Bond ETFs can do very different jobs inside a portfolio: preserve capital, generate income, hedge against economic stress, or add yield with more credit risk. That is why a list of the best bond ETFs only becomes useful when it is organized by purpose. This guide shows how to think about bond ETFs by duration, credit quality, and role in your allocation so you can choose more intentionally, compare funds on the right criteria, and revisit the topic as yields, inflation expectations, and interest rate outlooks change.
Overview
If you are searching for the best bond ETFs, the first question is not which ticker is best. It is what job the fund needs to do.
Many investors treat bonds as one bucket, but bond ETF behavior can vary dramatically. A short term Treasury ETF may hold up relatively well when rates rise. A long duration government bond ETF may be much more sensitive to changing yields. An investment-grade corporate bond ETF may offer more income than Treasuries but add credit risk. A high-yield bond ETF may behave more like an equity risk asset during stress. Those are not small differences.

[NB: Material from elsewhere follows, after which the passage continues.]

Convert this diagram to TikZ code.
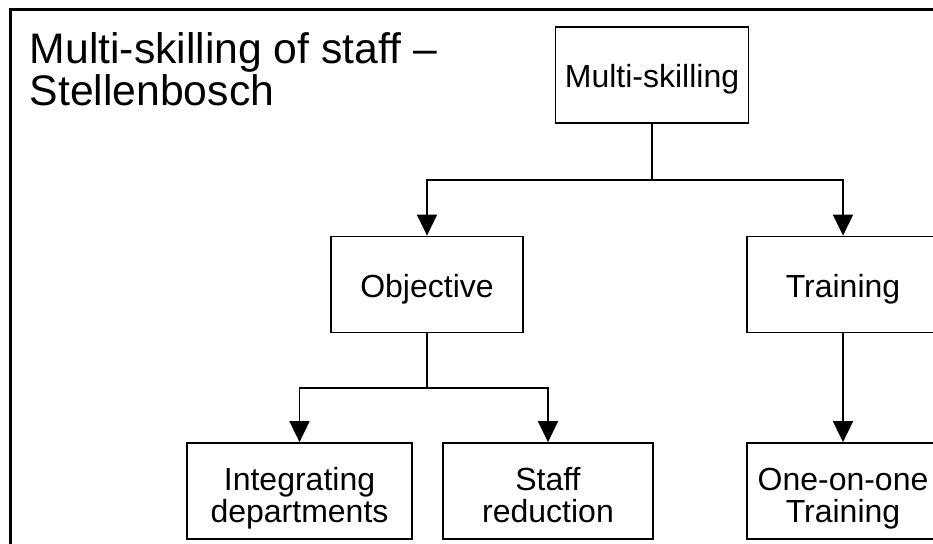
\documentclass[tikz,border=0pt]{standalone}
\usepackage{fontspec}
\setmainfont{Liberation Sans}
\usetikzlibrary{arrows.meta}
% fixed extent for the two-line labels: 37pt above the first baseline,
% 7pt below the last one
\newcommand\toprule{\rule{0pt}{37pt}}
\newcommand\botrule{\rule[-7pt]{0pt}{7pt}}
\begin{document}
\begin{tikzpicture}[x=1pt,y=-1pt,
  box/.style={draw, line width=1.8pt, minimum width=#1, minimum height=96pt,
    inner sep=0pt, align=center, font=\fontsize{32}{32}\selectfont},
  oneline/.style={text height=25pt, text depth=0pt},
  link/.style={line width=1.8pt},
  flow/.style={link, -{Triangle[width=20pt,length=21pt]}},
]
% page area and slide frame
\clip (0,0) rectangle (933,543);
\fill[white] (0,0) rectangle (933,543);
\draw[line width=3pt] (10,570) -- (10,10) -- (960,10);

% title (anchored on the baseline of its last line)
\node[anchor=base west, inner sep=0pt, align=left,
  font=\fontsize{42.7}{41.7}\selectfont] (title) at (29.5,105)
  {Multi-skilling of staff --\\Stellenbosch};

% hierarchy boxes
\node[box=193pt, oneline] (ms)  at (652,75)    {Multi-skilling};
\node[box=192pt, oneline] (obj) at (427,284.5) {Objective};
\node[box=192pt, oneline] (tr)  at (843,284.5) {Training};
\node[box=225pt] (int)   at (299.5,491) {\toprule Integrating\\departments\botrule};
\node[box=210pt] (staff) at (548,491)   {\toprule Staff\\reduction\botrule};
\node[box=192pt] (one)   at (843,491)   {\toprule One-on-one\\Training\botrule};

% connectors
\coordinate (j1) at (ms.south |- 0,180);
\draw[link] (ms.south) -- (j1);
\draw[flow] (j1) -| (obj.north);
\draw[flow] (j1) -| (tr.north);

\coordinate (j2) at (obj.south |- 0,388);
\draw[link] (obj.south) -- (j2);
\draw[flow] (j2) -| (int.north);
\draw[flow] (j2) -| (staff.north);

\draw[flow] (tr.south) -- (one.north);
\end{tikzpicture}
\end{document}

They shape volatility, drawdowns, and the reliability of income.
A more useful framework is to sort bond ETFs into a few practical use cases:
- Cash alternative or near-cash reserve: ultra-short and short term bond ETFs, usually focused on high-quality holdings.
- Core ballast for a diversified portfolio: broad aggregate bond ETFs or intermediate Treasury and investment-grade funds.
- Income focus: corporate, multi-sector, or high-yield bond ETFs, with a clear understanding that higher yield usually means higher risk.
- Rate-cut or recession hedge: longer-duration Treasury ETFs that may benefit more when yields fall, but can be painful when yields rise.
- Inflation-conscious fixed income: TIPS ETFs for investors who want explicit inflation linkage.
That lens matters more than any static ranking. The best treasury bond ETF for portfolio defense may not be the best bond ETF for income. The best short term bond ETF for parking cash may be the wrong choice for an investor who wants duration exposure before an easing cycle.
When comparing funds in each bucket, focus on a small set of variables:
- Duration: a shortcut for interest-rate sensitivity. Longer duration generally means larger price moves when yields change.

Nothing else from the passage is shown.